It turns out that my fondness for gobbling up the peanuts was not matched by my ability to spend money. I did not turn out to be the spendthrift like my mom feared. If anything, my friends feel I am a little bit too careful with my money.
Raw peanut pods for Susan's BWW
However, I still keep going back to my favorite way of eating peanuts since childhood. In Indore, where I grew up, mungfalliwalas (peanut sellers) would make the rounds of the dusty lanes in my town during peanut harvest. He would have pre-boiled the tender peanuts pods in salty water. They would then be slow roasted in woks, filled with hot sand, set atop a coal stove placed at the end of his thela (push cart).

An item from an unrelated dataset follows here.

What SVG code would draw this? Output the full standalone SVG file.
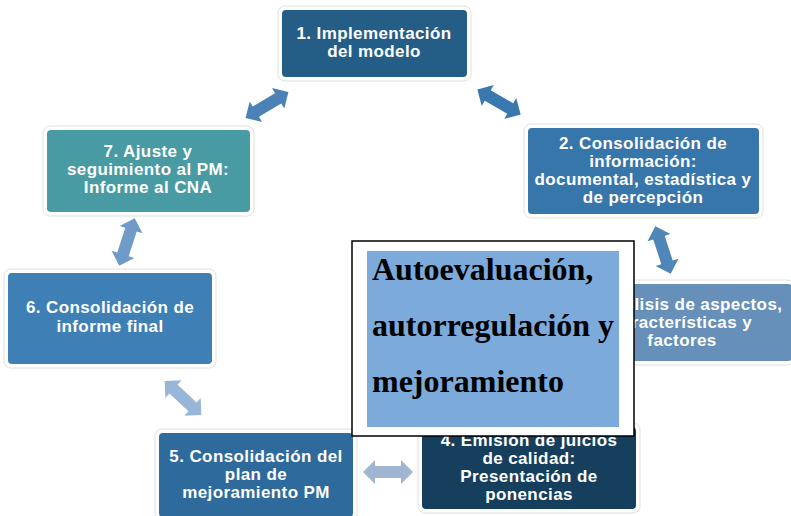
<svg xmlns="http://www.w3.org/2000/svg" xmlns:xlink="http://www.w3.org/1999/xlink" width="791" height="516" viewBox="0 0 791 516">
<style>
.box{stroke:#ffffff;stroke-width:2}
.halo{fill:none;stroke:#e0e0e0;stroke-width:1}
.lbl{font-family:"Liberation Sans",Arial,sans-serif;font-weight:bold;font-size:17px;fill:#ffffff;text-anchor:middle;letter-spacing:0.4px}
.big{font-family:"Liberation Serif","Times New Roman",serif;font-weight:bold;font-size:32px;fill:#000000}
</style>
<defs>
<polygon id="dbl" points="-25,0 -13,-12 -13,-6 13,-6 13,-12 25,0 13,12 13,6 -13,6 -13,12"/>
</defs>
<rect width="791" height="516" fill="#ffffff"/>
<g id="connectors">
<use xlink:href="#dbl" transform="translate(267,105) rotate(-31)" fill="#4A82B8"/>
<use xlink:href="#dbl" transform="translate(499,102) rotate(30)" fill="#3A79B0"/>
<use xlink:href="#dbl" transform="translate(663,250) rotate(72)" fill="#4F86B8"/>
<use xlink:href="#dbl" transform="translate(127,242) rotate(108)" fill="#6F9BC8"/>
<use xlink:href="#dbl" transform="translate(183,398) rotate(43)" fill="#98B6D8"/>
<use xlink:href="#dbl" transform="translate(388,472)" fill="#9FB5D2"/>
</g>
<g id="node1">
<rect class="halo" x="278" y="6" width="193" height="75" rx="7"/>
<rect class="box" x="281" y="9" width="187" height="69" rx="5" fill="#245E86"/>
<text class="lbl" x="374" y="39">1. Implementación</text>
<text class="lbl" x="374" y="57">del modelo</text>
</g>
<g id="node2">
<rect class="halo" x="524" y="124" width="239" height="94" rx="7"/>
<rect class="box" x="527" y="127" width="233" height="88" rx="5" fill="#3776AB"/>
<text class="lbl" x="643" y="149">2. Consolidación de</text>
<text class="lbl" x="643" y="167">información:</text>
<text class="lbl" x="643" y="185">documental, estadística y</text>
<text class="lbl" x="643" y="203">de percepción</text>
</g>
<g id="node3">
<rect class="halo" x="570" y="280" width="224" height="85" rx="7"/>
<rect class="box" x="573" y="283" width="220" height="79" rx="5" fill="#6690BA"/>
<text class="lbl" x="682" y="310">3. Análisis de aspectos,</text>
<text class="lbl" x="682" y="328">características y</text>
<text class="lbl" x="682" y="346">factores</text>
</g>
<g id="node4">
<rect class="halo" x="418" y="423" width="222" height="90" rx="7"/>
<rect class="box" x="421" y="426" width="216" height="84" rx="5" fill="#163F5D"/>
<text class="lbl" x="529" y="446">4. Emisión de juicios</text>
<text class="lbl" x="529" y="464">de calidad:</text>
<text class="lbl" x="529" y="482">Presentación de</text>
<text class="lbl" x="529" y="500">ponencias</text>
</g>
<g id="node5">
<rect class="halo" x="155" y="429" width="202" height="92" rx="7"/>
<rect class="box" x="158" y="432" width="196" height="86" rx="5" fill="#2E6A9B"/>
<text class="lbl" x="256" y="462">5. Consolidación del</text>
<text class="lbl" x="256" y="480">plan de</text>
<text class="lbl" x="256" y="498">mejoramiento PM</text>
</g>
<g id="node6">
<rect class="halo" x="4" y="269" width="212" height="99" rx="7"/>
<rect class="box" x="7" y="272" width="206" height="93" rx="5" fill="#3E80B6"/>
<text class="lbl" x="110" y="313">6. Consolidación de</text>
<text class="lbl" x="110" y="332">informe final</text>
</g>
<g id="node7">
<rect class="halo" x="43" y="126" width="211" height="90" rx="7"/>
<rect class="box" x="46" y="129" width="205" height="84" rx="5" fill="#489BA3"/>
<text class="lbl" x="148" y="157">7. Ajuste y</text>
<text class="lbl" x="148" y="175">seguimiento al PM:</text>
<text class="lbl" x="148" y="193">Informe al CNA</text>
</g>
<g id="center">
<rect x="352" y="241" width="282" height="195" fill="#ffffff" stroke="#000000" stroke-width="1.5"/>
<rect x="367" y="251" width="252" height="176" fill="#7BAADB"/>
<text class="big" x="372" y="280">Autoevaluación,</text>
<text class="big" x="372" y="336">autorregulación y</text>
<text class="big" x="372" y="392">mejoramiento</text>
</g>
</svg>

Boiled, shelled and roasted for Susan's BWW
He would serve them by the kilo in paper cones and we would all sit on the floor, after dinner, and devour the peanuts, splitting the shell by applying pressure on the beak. Biting down on the crunchy, salty outer layer we would savor the sweet, soft meat inside. Fresh, green chickpea shells suffered a similar fate but that story is for another post.
Today, I give you salted, boiled and roasted peanuts of my childhood.
There is no real recipe to boiling peanuts. Fill a big stockpot or a pressure cooker with enough water to cover the peanuts. Add about a tablespoon of salt for every one and a half cup of peanut pods. Boil the peanuts till tender.
Let cool and shell the peanuts. In a heavy bottom pan or wok, roast on medium low flame till the peanuts change color from a tender, pink to a crusty, salty smoky red. Cool a little bit before digging in.
Note: I have, in the past, tried to roast the peanuts in their shells. It takes a long time and a lot of stirring to get the peanuts the right consistency. Shelling the peanuts and roasting them is faster and the texture is similar to the one the mungfalliwala sold.